Hal serupa juga ditemui pada sejumlah koleksi patung batu milik Ismanto, seorang seniman dari Desa Sengi, Kecamatan Dukun. Sebagian koleksi yang dipajang di museum adalah koleksi yang dibuat di tahun-tahun pertamanya berkarya saat Ismanto masih memiliki rumah berbahan bambu. Jika dulu bisa cuma-cuma diberikan kepada siapa saja, termasuk Sutanto Mendut, kini karya Ismanto sudah dibeli oleh sejumlah kolektor seni di sejumlah kota di seluruh Indonesia, dari Jakarta hingga Papua, juga ke sejumlah negara, seperti Tahiti, Hawai, dan Irlandia. Patung karyanya laku terjual dari ratusan juta hingga miliaran rupiah.
Tidak hanya ada dalam cerita perihal seniman pembuatnya, muatan rasa itu juga dalam inspirasi yang melatarbelakangi lahirnya karya seni tersebut. Sujono mengatakan, salah satu karya terbaru yang diberikan adalah lukisan penari, yang dibuatnya dengan berbahan sampah plastik.
Lukisan itu adalah lukisan yang menggambarkan sosok Nani, penari topeng Losari, Cirebon, yang dicerai oleh suaminya karena dia memilih eksis di dunia tari. Nani dicerai dan dilarang bertemu dengan dua anaknya.
”Ceritanya sungguh mengharukan. Begitu mendengarnya, saya langsung terinspirasi untuk melukisnya,” ujarnya.
Bukan museum
Sutanto mengatakan, oleh sejumlah pejabat Kementerian Pendidikan dan Kebudayaan, Museum Lima Gunung ini tidak termasuk kategori sebagai museum. Namun, dia berujar, museum ini memang berbeda, tidak bisa memenuhi standar museum pada umumnya.
”Ini bukan seperti museum lainnya. Museum Lima Gunung adalah living museum,” ujarnya.
Museum Lima Gunung lebih memuat tentang perasaan dan pengalaman hidup yang sudah dilalui para seniman. Semua hal tersebut memberi gambaran tentang pelajaran hidup.

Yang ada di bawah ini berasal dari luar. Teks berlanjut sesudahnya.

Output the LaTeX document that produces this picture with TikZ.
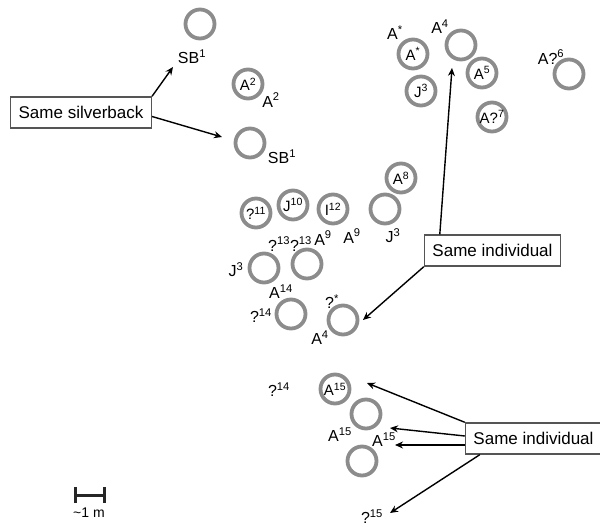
\documentclass[tikz,border=0pt]{standalone}
\usepackage{fontspec}
\setmainfont{Liberation Sans}
\usetikzlibrary{arrows.meta}
\definecolor{ringgray}{HTML}{8C8C8C}
\definecolor{boxgray}{HTML}{555555}
\newcommand{\idx}[1]{\textsuperscript{#1}}

\begin{document}
\begin{tikzpicture}[x=1pt,y=-1pt,
        ring/.style={circle,draw=ringgray,line width=3.8pt,minimum size=29pt,inner sep=0pt,font=\fontsize{15}{17}\selectfont},
        lbl/.style={inner sep=0pt,font=\fontsize{16}{18}\selectfont},
        tag/.style={draw=boxgray,line width=1.4pt,fill=white,inner xsep=8pt,minimum height=31pt,font=\fontsize{17}{20}\selectfont},
        link/.style={->,line width=1.4pt},
        >={Stealth[length=8pt,width=7pt]}]
        \useasboundingbox (0,0) rectangle (600,527);

        %draw the positions of the animals
        \node[ring] (sbtop) at (200,24) {};
        \node[ring] (atwo) at (248,84) {A\idx{2}};
        \node[ring] (sbbot) at (250,143) {};
        \node[ring] (astar) at (413,54) {A\idx{*}};
        \node[ring] (afour) at (461,45) {};
        \node[ring] (jthree) at (421,91) {J\idx{3}};
        \node[ring] (afive) at (482,73) {A\idx{5}};
        \node[ring] (aseven) at (492,117) {A?\idx{7}};
        \node[ring] (asix) at (569,74) {};
        \node[ring] (aeight) at (401,178) {A\idx{8}};
        \node[ring] (jthreeb) at (385,209) {};
        \node[ring] (qeleven) at (256,213) {?\idx{11}};
        \node[ring] (jten) at (293,205) {J\idx{10}};
        \node[ring] (itwelve) at (333,209) {I\idx{12}};
        \node[ring] (qthirteena) at (264,268) {};
        \node[ring] (qthirteenb) at (307,264) {};
        \node[ring] (afourteen) at (291,314) {};
        \node[ring] (qstar) at (343,320) {};
        \node[ring] (afifteen) at (335,389) {A\idx{15}};
        \node[ring] (afifteenb) at (366,414) {};
        \node[ring] (afifteenc) at (362,461) {};

        %labels next to the rings
        \node[lbl] (lsbtop) at (192,57) {SB\idx{1}};
        \node[lbl] (latwo) at (271,100) {A\idx{2}};
        \node[lbl] (lsbbot) at (282,157) {SB\idx{1}};
        \node[lbl] (lastar) at (395,33) {A\idx{*}};
        \node[lbl] (lafour) at (440,27) {A\idx{4}};
        \node[lbl] (lasix) at (551,57) {A?\idx{6}};
        \node[lbl] (ljthreeb) at (393,236) {J\idx{3}};
        \node[lbl] (lqthirteen) at (290,244) {?\idx{13}?\idx{13}};
        \node[lbl] (lanine) at (323,238) {A\idx{9}};
        \node[lbl] (laninew) at (352,236) {A\idx{9}};
        \node[lbl] (ljthreec) at (236,270) {J\idx{3}};
        \node[lbl] (lafourteen) at (281,292) {A\idx{14}};
        \node[lbl] (lqfourteen) at (261,316) {?\idx{14}};
        \node[lbl] (lqstar) at (332,302) {?\idx{*}};
        \node[lbl] (lafourb) at (320,338) {A\idx{4}};
        \node[lbl] (lqfourteenb) at (279,390) {?\idx{14}};
        \node[lbl] (lafifteen) at (340,435) {A\idx{15}};
        \node[lbl] (lafifteenb) at (384,440) {A\idx{15}};
        \node[lbl] (lqfifteen) at (372,517) {?\idx{15}};

        %the boxes
        \node[tag] (samesb) at (81,112.5) {Same silverback};
        \node[tag] (sameind) at (492.5,250.5) {Same individual};
        \node[tag] (sameindb) at (533.5,438.5) {Same individual};

        %arrow tips
        \coordinate (tipsbtop) at (173,67);
        \coordinate (tipsbbot) at (222,137);
        \coordinate (tipafour) at (452,68);
        \coordinate (tipqstar) at (363,320);
        \coordinate (tipafifteen) at (367,383);
        \coordinate (tipafifteenb) at (390,428);
        \coordinate (tipafifteenc) at (395,445);
        \coordinate (tipqfifteen) at (390,513);

        \draw[link] (samesb.north east) -- (tipsbtop);
        \draw[link] ([yshift=-4pt]samesb.east) -- (tipsbbot);
        \draw[link] ([xshift=16pt]sameind.north west) -- (tipafour);
        \draw[link] (sameind.south west) -- (tipqstar);
        \draw[link] (sameindb.north west) -- (tipafifteen);
        \draw[link] ([yshift=2.5pt]sameindb.west) -- (tipafifteenb);
        \draw[link] ([yshift=-6.5pt]sameindb.west) -- (tipafifteenc);
        \draw[link] ([xshift=15pt]sameindb.south west) -- (tipqfifteen);

        %scale bar
        \coordinate (barl) at (73.5,495);
        \coordinate (barr) at (105.5,495);
        \draw[{Bar[width=16pt,line width=3pt]}-{Bar[width=16pt,line width=3pt]},line width=3pt,black!85] (barl) -- (barr);
        \node[lbl,font=\fontsize{14}{16}\selectfont] (barlabel) at (89,513) {\textasciitilde1 m};
\end{tikzpicture}
\end{document}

”Museum ini memang tidak perlu kurator atau investor bermodal besar. Kami tidak sedang bermain nominal harga penjualan karya seni di sini,” ujarnya.
Sujono mengatakan, para seniman dari KLG pun sebenarnya tidak berharap muluk-muluk pada keberadaan Museum Lima Gunung. Mereka hanya berharap, siapa pun yang datang berkunjung bisa mengenal lebih jauh tentang KLG serta nilai-nilai penting dalam berkesenian.
Museum Lima Gunung lebih memuat tentang perasaan dan pengalaman hidup yang sudah dilalui para seniman.
Selama hampir 17 tahun berdiri, banyak seniman dari sejumlah daerah pun telah belajar mencari tahu dengan aktivitas berkesenian para seniman KLG. Dalam tiga bulan terakhir, keingintahuan serupa juga datang dari ratusan anak-anak sekolah SD hingga SMA yang berdatangan untuk belajar tentang manajemen kesenian KLG.
”Baik kepada para seniman ataupun para siswa yang datang untuk belajar, kami memberi tahu bahwa modal terpenting untuk berkesenian secara total adalah dengan beraktivitas kesenian tanpa modal,” ujarnya.
Dari 2002 hingga saat ini, KLG rutin menggelar Festival Lima Gunung (FLG). Sebelumnya, hingga 2006 FLG digelar dengan mengandalkan modal dari sponsor. Namun, setelah itu mereka murni menggunakan modal sendiri, bahkan juga berani menolak sponsor.
Sujono mengatakan, nilai-nilai penting berkesenian lain juga bisa dilihat dalam koleksi Museum Lima Gunung. Museum, dengan beragam koleksinya, menegaskan bahwa kebersamaan mereka tidak sia-sia. Ada pelajaran hidup yang terlahir dari sana.